Na América do Sul, boa parte da região da Amazônia e do Pantanal/Chaco consideradas na análise entram nessa zona de risco. Isso significa que, em dias de calor extremo, as temperaturas podem atingir níveis em que o corpo humano não consegue se resfriar adequadamente, mesmo suando.

Em áreas secas de outros continentes, porém, o calor extremo pode impactar humanos de forma diferente. Nesses locais, a falta de água pode dificultar a sobrevivência das pessoas, mesmo em temperaturas mais moderadas. Além disso, as secas podem agravar problemas respiratórios, como asma e bronquite.

De acordo com Powis, “existe um risco real de centenas de milhões de pessoas serem expostas a calor incompensável como parte de um evento extremo antes de estarem fisiologicamente e comportamentalmente adaptadas ao calor para evitar prováveis aumentos de mortalidade”.

O estudo também mostra que, no Brasil, algumas zonas habitadas já estão sob risco de calor extremo, como uma faixa pequena envolvendo Rio e São Paulo pode ser preocupante. No cenário com um aumento acima de 2°C global em 2100, essa faixa registraria um calor incompensável ao menos uma vez por ano, aumentando a frequência de 17% para 36%.

Estados Unidos e Europa são duas regiões particularmente vulneráveis ao calor extremo e com uma maior base de dados meteorológicos. Essas regiões já registram temperaturas elevadas e têm populações concentradas em grandes cidades, que são mais propensas a sofrer os impactos do calor.

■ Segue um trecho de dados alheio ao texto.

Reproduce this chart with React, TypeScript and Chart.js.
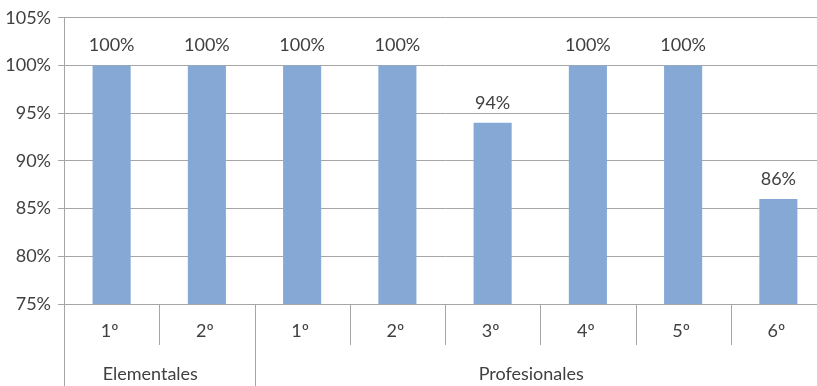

No continente europeu, o estudo mostra que, hoje, 97% do território tem um verão a cada século com calor incompensável. No cenário de aumento de 3,5°C global em 2100, isso se tornaria comum a cada década. Isso significa que, em metade do país, dias com calor incompensável se tornariam mais frequentes.

Ele acredita que há formas de driblar esses efeitos. "há muitas formas disponíveis de adaptação além do ar condicionado, incluindo ajustes comportamentais. E há o uso de ventiladores elétricos, condicionamento aeróbico e aclimatação", ressalta. No entanto, ainda nas palavras de Powis, "a mudança climática traz a emergência de eventos extremos que devem ir muito além da gama de experiências das pessoas no mundo historicamente".